3ヶ月に一度くらいモスバーガーを食べたくなる。

7月1日からコダックのT-maxやTri-Xのブローニーが30パーセント以上の値上げになるらしい。

Tri-xの生産が終了するのではないかと噂が出ているだけに、少々の値上げならしかたがないと思ってしまう。個人的にはブローニー1本800円、いや1000円までかな。

近頃イルフォードのフィルを使っている人をよく見かけるようになった。感度も25から400まであり、バリエーションも豊富だ。

コダックのように所帯が大きい会社よりも小回りがきくヨーロッパのメーカーのほうが元気だ。カラーと違ってモノクロは小ロット生産が可能で、設備も大掛かりでなくても大丈夫だからだろう。

驚いたことに乾板フィルムまで再生産されていてネットを通じて買うことができる。そしてプラチナプリントや湿板写真のような古典技法のワークショップも盛んだ。

これまで写真は「写るほうへ」の進化を続けてきたのに、「写らない」ほうへの回帰が始まっているのは面白い。昨今のデジタルカメラについている「アートフィルター」というのは、わざわざ写らなくする加工しているわけだ。

僕もポラロイドやピンホールのような「写っていない」写真に、より写真らしさを感じてしまうことがある。

写るといえば、脅威の4800万画素シグマのSD-1が70万円で発売されることが分かった。EOS1DsやニコンD3X、ペンタックス645D、ライカM9といったハイエンド機と同じ価格帯だ。SD-1は30万円以下だと思われていたから驚いた。確かに特別なカメラだとは思う。センサーは唯一無二。出来上がる世界も特別なものだ。

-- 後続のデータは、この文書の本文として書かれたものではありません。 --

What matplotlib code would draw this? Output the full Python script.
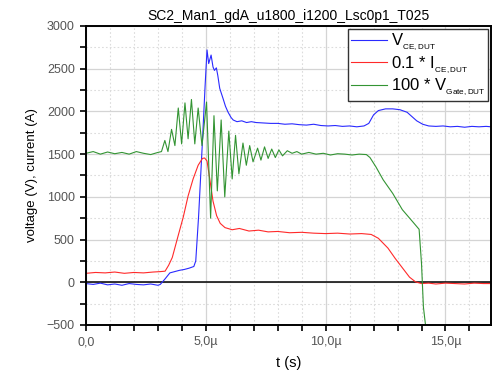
import matplotlib
matplotlib.use('Agg')
import matplotlib.pyplot as plt
from matplotlib.ticker import MultipleLocator, FuncFormatter

plt.rcParams['font.family'] = ['Liberation Sans', 'DejaVu Sans']
plt.rcParams['mathtext.fontset'] = 'custom'
plt.rcParams['mathtext.rm'] = 'Liberation Sans'
plt.rcParams['mathtext.it'] = 'Liberation Sans:italic'
plt.rcParams['mathtext.bf'] = 'Liberation Sans:bold'

title = 'SC2_Man1_gdA_u1800_i1200_Lsc0p1_T025'

# time in microseconds
t_vce = [0, 0.3, 0.6, 0.9, 1.2, 1.5, 1.8, 2.1, 2.4, 2.7,
         3.0, 3.1, 3.3, 3.5, 3.7, 3.9, 4.1, 4.3, 4.5, 4.58,
         4.7, 4.85, 4.97, 5.05, 5.12, 5.16, 5.22, 5.3, 5.36, 5.44,
         5.5, 5.58, 5.72, 5.82, 5.93, 6.05, 6.14, 6.3, 6.5, 6.7,
         6.9, 7.1, 7.4, 7.7, 8.0, 8.3, 8.6, 8.9, 9.2, 9.5,
         9.8, 10.1, 10.4, 10.7, 11.0, 11.3, 11.6, 11.8, 12.0, 12.2,
         12.5, 12.8, 13.1, 13.4, 13.6, 13.8, 14.05, 14.3, 14.6, 14.9,
         15.2, 15.5, 15.8, 16.1, 16.4, 16.7, 16.9]
vce = [-15, -25, -10, -30, -20, -35, -15, -25, -30, -20,
       -35, -25, 40, 110, 125, 140, 150, 165, 185, 250,
       780, 1600, 2300, 2720, 2560, 2600, 2660, 2520, 2480, 2510,
       2420, 2270, 2150, 2060, 1990, 1930, 1900, 1880, 1890, 1870,
       1880, 1870, 1865, 1860, 1860, 1850, 1855, 1845, 1840, 1850,
       1835, 1830, 1835, 1825, 1830, 1820, 1830, 1860, 1960, 2010,
       2030, 2030, 2020, 1990, 1940, 1890, 1850, 1830, 1825, 1830,
       1820, 1825, 1815, 1825, 1820, 1825, 1820]

t_ice = [0, 0.4, 0.8, 1.2, 1.6, 2.0, 2.4, 2.8, 3.1, 3.3,
         3.45, 3.6, 3.85, 4.06, 4.26, 4.47, 4.68, 4.86, 4.95, 5.05,
         5.17, 5.3, 5.45, 5.6, 5.8, 6.1, 6.4, 6.8, 7.2, 7.6,
         8.0, 8.5, 9.0, 9.5, 10.0, 10.5, 11.0, 11.5, 11.9, 12.2,
         12.6, 12.9, 13.2, 13.5, 13.75, 14.0, 14.3, 14.6, 15.0, 15.4,
         15.8, 16.2, 16.6, 16.9]
ice = [105, 115, 110, 120, 105, 115, 110, 120, 125, 130,
       200, 290, 550, 765, 1010, 1210, 1370, 1450, 1455, 1420,
       1200, 950, 780, 690, 640, 615, 630, 600, 610, 590,
       595, 580, 585, 575, 570, 575, 565, 570, 560, 515,
       400, 280, 170, 60, 5, -15, -10, -20, -10, -15,
       -20, -10, -15, -15]

t_vge = [0, 0.3, 0.6, 0.9, 1.2, 1.5, 1.8, 2.1, 2.4, 2.7,
         3.0, 3.15, 3.29, 3.42, 3.57, 3.71, 3.85, 3.99, 4.13, 4.26,
         4.4, 4.54, 4.68, 4.84, 5.03, 5.2, 5.34, 5.48, 5.64, 5.79,
         5.96, 6.1, 6.24, 6.38, 6.55, 6.69, 6.83, 6.97, 7.16, 7.3,
         7.45, 7.6, 7.75, 7.9, 8.05, 8.2, 8.4, 8.6, 8.8, 9.0,
         9.3, 9.6, 9.9, 10.2, 10.5, 10.8, 11.1, 11.4, 11.7, 11.85,
         12.1, 12.4, 12.8, 13.2, 13.64, 13.9, 14.0, 14.08, 14.25]
vge = [1510, 1530, 1500, 1525, 1505, 1520, 1500, 1530, 1510, 1495,
       1520, 1530, 1660, 1530, 1790, 1600, 2040, 1620, 2100, 1680,
       2140, 1620, 2040, 1600, 2110, 750, 1950, 1070, 1900, 1000,
       1770, 1210, 1720, 1270, 1630, 1370, 1600, 1410, 1570, 1430,
       1585, 1450, 1560, 1460, 1550, 1480, 1540, 1510, 1530, 1500,
       1520, 1500, 1510, 1490, 1505, 1500, 1490, 1500, 1495, 1460,
       1350, 1200, 1040, 850, 706, 620, 220, -290, -700]

labels = [r'V$_{_{\mathrm{CE,DUT}}}$', r'0.1 * I$_{_{\mathrm{CE,DUT}}}$',
          r'100 * V$_{_{\mathrm{Gate,DUT}}}$']


def fmt_us(v, pos):
    if abs(v) < 1e-9:
        return '0,0'
    return ('%.1fµ' % v).replace('.', ',')


fig = plt.figure(figsize=(4.93, 3.71), dpi=100)
ax = fig.add_axes([86 / 493, 1 - 325 / 371, 405 / 493, 299 / 371])

ax.plot(t_vce, vce, color='#2a2aff', lw=0.8, label=labels[0])
ax.plot(t_ice, ice, color='#ff2a2a', lw=0.8, label=labels[1])
ax.plot(t_vge, vge, color='#339433', lw=0.8, label=labels[2])
ax.axhline(0, color='black', lw=1.1, zorder=1)

ax.set_xlim(0, 16.9)
ax.set_ylim(-500, 3000)
ax.xaxis.set_major_locator(MultipleLocator(5))
ax.xaxis.set_minor_locator(MultipleLocator(1))
ax.yaxis.set_major_locator(MultipleLocator(500))
ax.yaxis.set_minor_locator(MultipleLocator(250))
ax.xaxis.set_major_formatter(FuncFormatter(fmt_us))

ax.grid(which='major', color='#d4d4d4', lw=0.9, zorder=0)
ax.grid(which='minor', color='#dcdcdc', lw=0.8, ls=(0, (1.5, 2)), zorder=0)
ax.set_axisbelow(True)

ax.tick_params(which='both', direction='out', labelsize=9, labelcolor='#555555',
               width=1.2, top=False, right=False)
ax.tick_params(which='major', length=4, pad=4)
ax.tick_params(which='minor', length=4)
for s in ax.spines.values():
    s.set_linewidth(1.4)

ax.set_title(title, fontsize=10, pad=4)
ax.set_xlabel('t (s)', fontsize=10.5, labelpad=6)
ax.set_ylabel('voltage (V), current (A)', fontsize=9.5, labelpad=6)

leg = ax.legend(loc='upper right', fontsize=12, frameon=True, fancybox=False,
                edgecolor='#333333', framealpha=1, borderpad=0.15,
                handlelength=2.2, handletextpad=0.2, labelspacing=0.05,
                borderaxespad=0.2)
leg.get_frame().set_linewidth(1.0)

fig.savefig('out.png', dpi=100)
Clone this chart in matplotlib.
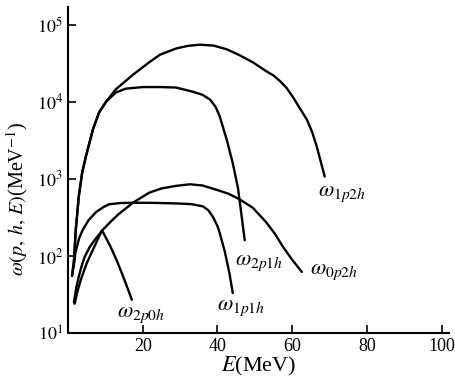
import matplotlib
matplotlib.use("Agg")
import matplotlib.pyplot as plt

plt.rcParams['font.family'] = ['Liberation Serif', 'DejaVu Serif']
plt.rcParams['mathtext.fontset'] = 'stix'

# values (E in MeV, omega in MeV^-1)
E_1p2h = [1.1, 1.6, 2.1, 2.9, 3.8, 4.8, 6.7, 8.3, 10.2, 12.8, 17.4, 21.7, 24.6, 28.9, 32.0, 35.3,
          39.0, 42.5, 46.0, 49.5, 53.0, 55.0, 56.7, 58.5, 60.2, 62.0, 63.9, 65.3, 66.6, 68.7]
w_1p2h = [55, 85, 220, 590, 1200, 1950, 4400, 7200, 10000, 14500, 22400, 32400, 40700, 49000, 53000, 55000,
          53500, 47900, 40000, 32400, 25000, 21900, 18600, 15100, 11500, 8300, 5900, 4100, 2600, 1070]

E_2p1h = [1.1, 1.6, 2.1, 2.9, 3.8, 4.8, 6.7, 8.3, 10.2, 12.8, 15.5, 20.0, 24.6, 28.9, 33.4, 36.0,
          38.0, 39.5, 40.6, 42.5, 44.1, 45.5, 46.5, 47.3]
w_2p1h = [55, 85, 220, 590, 1200, 1950, 4400, 7200, 10000, 13200, 14800, 15500, 15500, 15300, 13500, 12300,
          10700, 8600, 6500, 3200, 1600, 760, 320, 160]

E_1p1h = [1.5, 2.0, 3.0, 4.0, 5.5, 7.5, 9.5, 11.0, 14.0, 17.4, 23.0, 28.9, 33.0, 36.1, 37.6, 38.8,
          40.0, 40.6, 42.0, 43.2, 44.1]
w_1p1h = [70, 110, 170, 220, 290, 370, 430, 468, 485, 490, 488, 480, 470, 440, 390, 320,
          245, 200, 112, 60, 33]

E_0p2h = [1.6, 2.2, 2.9, 3.7, 4.5, 5.8, 7.2, 9.4, 11.5, 13.6, 17.4, 21.7, 25.0, 28.9, 32.6, 36.0,
          39.8, 43.0, 46.0, 49.5, 53.0, 55.5, 57.5, 60.0, 62.6]
w_0p2h = [25, 38, 54, 75, 98, 130, 162, 220, 280, 350, 490, 660, 750, 810, 850, 820,
          720, 640, 540, 420, 275, 190, 132, 89, 62]

E_2p0h = [1.8, 2.5, 3.5, 5.0, 6.5, 8.0, 9.1, 10.5, 11.8, 13.2, 14.4, 15.8, 17.1]
w_2p0h = [24, 34, 50, 80, 115, 165, 215, 160, 120, 84, 60, 40, 27]

labels = [r'$\omega_{1p2h}$', r'$\omega_{2p1h}$', r'$\omega_{0p2h}$', r'$\omega_{2p0h}$', r'$\omega_{1p1h}$']
label_E = [66.8, 44.7, 64.7, 13.1, 39.8]
label_w = [640, 80, 62, 17, 21]

fig = plt.figure(figsize=(4.56, 3.85), dpi=100)
ax = fig.add_axes([0.149, 0.135, 0.836, 0.847])

for E, w in [(E_1p2h, w_1p2h), (E_2p1h, w_2p1h), (E_1p1h, w_1p1h), (E_0p2h, w_0p2h), (E_2p0h, w_2p0h)]:
    ax.plot(E, w, color='black', lw=1.7, solid_capstyle='round', solid_joinstyle='round')

for t, x, y in zip(labels, label_E, label_w):
    ax.text(x, y, t, fontsize=16, ha='left', va='center')

ax.set_yscale('log')
ax.set_xlim(0, 102)
ax.set_ylim(10, 10 ** 5.23)
ax.set_xticks([20, 40, 60, 80, 100])
ax.set_yticks([1e1, 1e2, 1e3, 1e4, 1e5])
ax.set_yticklabels([r'$10^{1}$', r'$10^{2}$', r'$10^{3}$', r'$10^{4}$', r'$10^{5}$'])
ax.minorticks_off()
ax.tick_params(direction='in', length=6, width=1.2, labelsize=13)
ax.spines['top'].set_visible(False)
ax.spines['right'].set_visible(False)
ax.spines['left'].set_linewidth(1.5)
ax.spines['bottom'].set_linewidth(1.5)

ax.set_xlabel(r'$E$(MeV)', fontsize=16, labelpad=0)
ax.set_ylabel(r'$\omega(p,\,h,\,E)$(MeV$^{-1}$)', fontsize=14.5)
ax.yaxis.set_label_coords(-0.1, 0.41)

plt.savefig('out.png', dpi=100)
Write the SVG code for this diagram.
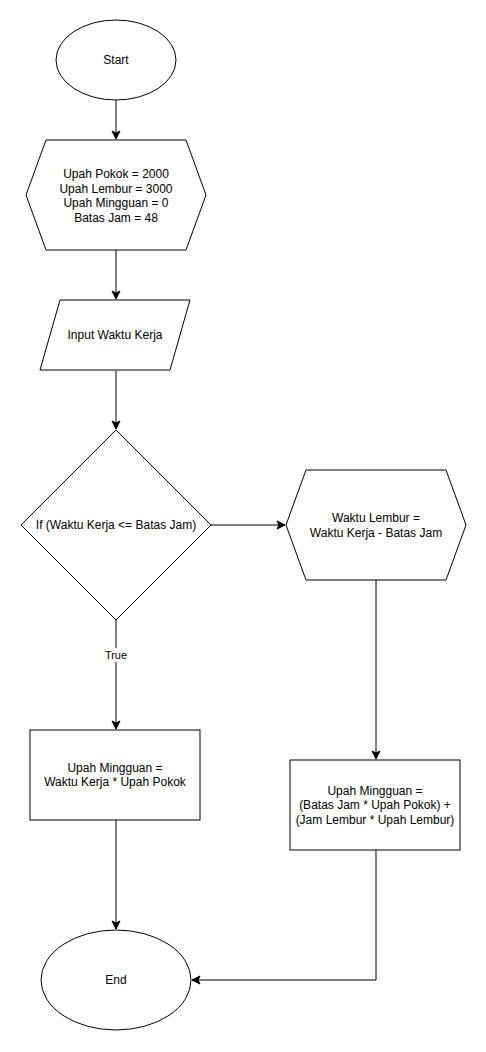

近頃感じるのは意外とシグマユーザーが多いことだ。ワークショップの参加者を例にとると7人中かならずひとりはDP1DP2を持っている。これはかなりの高確率だ。

実は僕もDP1を一瞬だけ持ってた。一瞬というのは、海外ロケのときの個人用の写真を撮る道具として購入したのだが、日差しの強いギリシャで日中撮影したら、まったく背面モニターが見えず、構図も決めることができなくて途方にくれたのだった。落として失くすからと外付けのファインダーを持っていかなかったのは失敗だった。

結局数回使っただけで、帰国後すぐに手放してしまった。

そのことをシグマの人に話したら「ああ、多いんですよね、そういうかた。せめて一ヶ月『我慢』してもらうと良さが分かってもらえるんですが」

正直な人だと噴出してしまった。そうか我慢が足りなかったか。そういわれると我慢してみようかと思えるよ。